- Genre: Drama History
- Written by: Elizabeth Huckaby (memoir) Richard Levinson William Link
- Directed by: Lamont Johnson
- Starring: Joanne Woodward Charles Durning Henderson Forsythe Calvin Levels William Russ Tamu Blackwell Shannon John Bonnie Pemberton
- Music by: Billy Goldenberg
- Country of origin: United States
- Original language: English

Production
- Executive producers: Richard Levinson William Link David Susskind
- Producer: Robert Papazian
- Production locations: Dallas Central High School - 1500 Park Street, Little Rock, Arkansas
- Cinematography: Donald M. Morgan
- Editor: John Wright
- Running time: 125 minutes
- Production company: Time Life Television

Original release
- Network: CBS
- Release: February 4, 1981

= Crisis at Central High =

1981 television film directed by Lamont Johnson

Crisis at Central High is a 1981 made-for-television movie about the Little Rock Integration Crisis of 1957, based on a draft of the memoir by the same name by former assistant principal Elizabeth Huckaby.

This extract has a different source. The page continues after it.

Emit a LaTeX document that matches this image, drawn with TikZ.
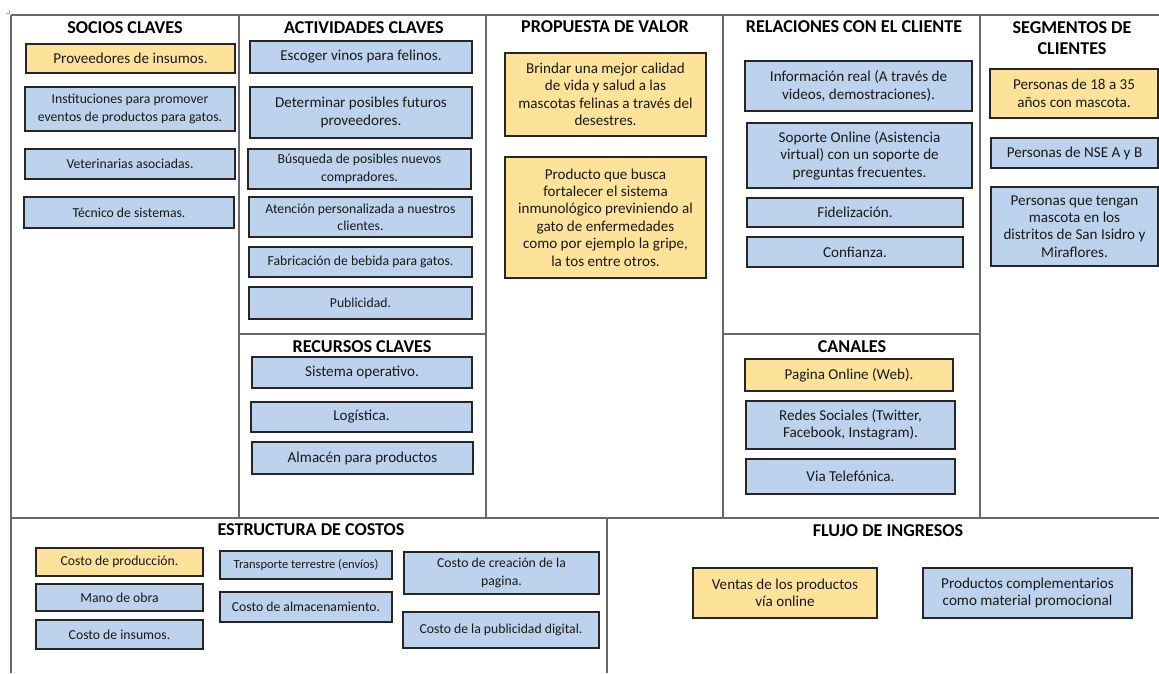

William Link and Richard Levinson wrote the screenplay and were executive producers together with David Susskind of Time-Life Productions. The film starred Joanne Woodward as Huckaby and told the events from that character's point of view, although one obituary at the time of Huckaby's death cited her as saying the TV-movie enlarged her role. Woodward was nominated for an Emmy Award for Outstanding Lead Actress in a Limited Series or a Special and a Golden Globe Award for Best Performance by an Actress in a Mini-Series or Motion Picture Made for TV, in 1981 and 1982 respectively.

==Composite characters==
Like many docudramas, Crisis included some composite characters; at least one reviewer (O'Connor) criticizes the vague disclaimer to that effect, arguing that in a piece about such controversial events, alterations to the truth should be identified more specifically. In addition to the creative license already mentioned with regard to her role in the crisis, Huckaby was reported to have said the film showed some events are out of sequence and slightly altered others.

==Filming==
The movie was filmed on location in Little Rock and at Woodrow Wilson High School in Dallas, Texas. Many local Dallas actors had featured roles in the film, including radio personality Suzie Humphreys, TV and theater actor Jerry Haynes, teacher and actress Irma P. Hall, and Theater Three director Norma Young, as well as Taylor, a native Dallasite who was attending Southern Methodist University at the time the film was being cast.

==Critical reception==
Reviewer John O'Connor of The New York Times observed, "In the end, of course, the real heroes of this piece are the nine black students," whom O'Connor described as "played to quiet perfection." Actors highlighted for their portrayals included Calvin Levels as Ernest Green (the only senior in the group) and Regina Taylor as Minnijean Brown, launching that actress' professional career. Other principal actors in the film included Charles Durning as the principal and Henderson Forsythe as Huckaby's husband, Glenn.